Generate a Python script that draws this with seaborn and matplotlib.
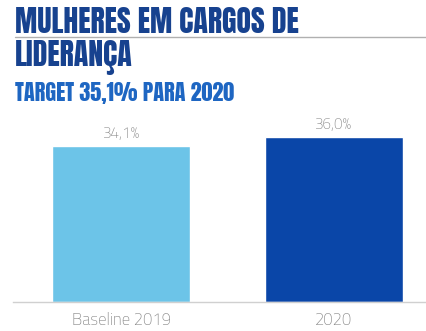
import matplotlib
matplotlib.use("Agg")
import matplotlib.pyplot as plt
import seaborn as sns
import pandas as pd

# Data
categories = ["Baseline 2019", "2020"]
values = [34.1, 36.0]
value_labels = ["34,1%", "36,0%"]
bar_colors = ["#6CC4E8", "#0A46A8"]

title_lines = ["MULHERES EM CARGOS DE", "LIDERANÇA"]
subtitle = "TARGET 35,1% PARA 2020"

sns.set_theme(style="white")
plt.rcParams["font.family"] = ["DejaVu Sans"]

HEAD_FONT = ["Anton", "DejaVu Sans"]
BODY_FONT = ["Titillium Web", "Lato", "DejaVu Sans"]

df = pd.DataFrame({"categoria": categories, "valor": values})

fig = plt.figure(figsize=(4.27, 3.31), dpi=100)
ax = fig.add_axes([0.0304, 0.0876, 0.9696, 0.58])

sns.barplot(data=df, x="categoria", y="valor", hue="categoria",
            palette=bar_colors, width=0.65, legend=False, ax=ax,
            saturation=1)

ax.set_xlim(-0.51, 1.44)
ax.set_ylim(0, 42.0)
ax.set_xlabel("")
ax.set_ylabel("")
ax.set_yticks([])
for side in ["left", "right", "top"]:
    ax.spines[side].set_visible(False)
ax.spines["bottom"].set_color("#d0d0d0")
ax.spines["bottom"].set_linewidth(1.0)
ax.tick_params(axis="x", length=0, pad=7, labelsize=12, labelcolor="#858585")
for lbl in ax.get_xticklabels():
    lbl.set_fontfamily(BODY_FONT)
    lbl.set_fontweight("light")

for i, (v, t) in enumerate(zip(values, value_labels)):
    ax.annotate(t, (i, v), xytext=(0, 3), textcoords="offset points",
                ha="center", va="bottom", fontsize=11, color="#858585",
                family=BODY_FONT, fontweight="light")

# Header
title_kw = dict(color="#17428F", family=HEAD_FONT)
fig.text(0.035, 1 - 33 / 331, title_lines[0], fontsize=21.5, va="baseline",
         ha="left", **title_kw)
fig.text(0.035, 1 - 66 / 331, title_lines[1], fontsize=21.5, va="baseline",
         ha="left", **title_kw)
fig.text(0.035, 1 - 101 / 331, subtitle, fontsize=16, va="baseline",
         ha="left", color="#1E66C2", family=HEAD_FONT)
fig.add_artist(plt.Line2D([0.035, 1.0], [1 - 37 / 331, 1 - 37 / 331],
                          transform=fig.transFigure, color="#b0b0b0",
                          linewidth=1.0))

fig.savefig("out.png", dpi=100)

----------

- GIVEN INSTRUCTION: Give back every line exactly as it stands, pictures excluded.

- SOLUTION BELOW:
Generate a Python script that draws this with seaborn and matplotlib.
import matplotlib
matplotlib.use("Agg")
import matplotlib.pyplot as plt
import seaborn as sns
import pandas as pd

# Data
categories = ["Baseline 2019", "2020"]
values = [34.1, 36.0]
value_labels = ["34,1%", "36,0%"]
bar_colors = ["#6CC4E8", "#0A46A8"]

title_lines = ["MULHERES EM CARGOS DE", "LIDERANÇA"]
subtitle = "TARGET 35,1% PARA 2020"

sns.set_theme(style="white")
plt.rcParams["font.family"] = ["DejaVu Sans"]

HEAD_FONT = ["Anton", "DejaVu Sans"]
BODY_FONT = ["Titillium Web", "Lato", "DejaVu Sans"]

df = pd.DataFrame({"categoria": categories, "valor": values})

fig = plt.figure(figsize=(4.27, 3.31), dpi=100)
ax = fig.add_axes([0.0304, 0.0876, 0.9696, 0.58])

sns.barplot(data=df, x="categoria", y="valor", hue="categoria",
            palette=bar_colors, width=0.65, legend=False, ax=ax,
            saturation=1)

ax.set_xlim(-0.51, 1.44)
ax.set_ylim(0, 42.0)
ax.set_xlabel("")
ax.set_ylabel("")
ax.set_yticks([])
for side in ["left", "right", "top"]:
    ax.spines[side].set_visible(False)
ax.spines["bottom"].set_color("#d0d0d0")
ax.spines["bottom"].set_linewidth(1.0)
ax.tick_params(axis="x", length=0, pad=7, labelsize=12, labelcolor="#858585")
for lbl in ax.get_xticklabels():
    lbl.set_fontfamily(BODY_FONT)
    lbl.set_fontweight("light")

for i, (v, t) in enumerate(zip(values, value_labels)):
    ax.annotate(t, (i, v), xytext=(0, 3), textcoords="offset points",
                ha="center", va="bottom", fontsize=11, color="#858585",
                family=BODY_FONT, fontweight="light")

# Header
title_kw = dict(color="#17428F", family=HEAD_FONT)
fig.text(0.035, 1 - 33 / 331, title_lines[0], fontsize=21.5, va="baseline",
         ha="left", **title_kw)
fig.text(0.035, 1 - 66 / 331, title_lines[1], fontsize=21.5, va="baseline",
         ha="left", **title_kw)
fig.text(0.035, 1 - 101 / 331, subtitle, fontsize=16, va="baseline",
         ha="left", color="#1E66C2", family=HEAD_FONT)
fig.add_artist(plt.Line2D([0.035, 1.0], [1 - 37 / 331, 1 - 37 / 331],
                          transform=fig.transFigure, color="#b0b0b0",
                          linewidth=1.0))

fig.savefig("out.png", dpi=100)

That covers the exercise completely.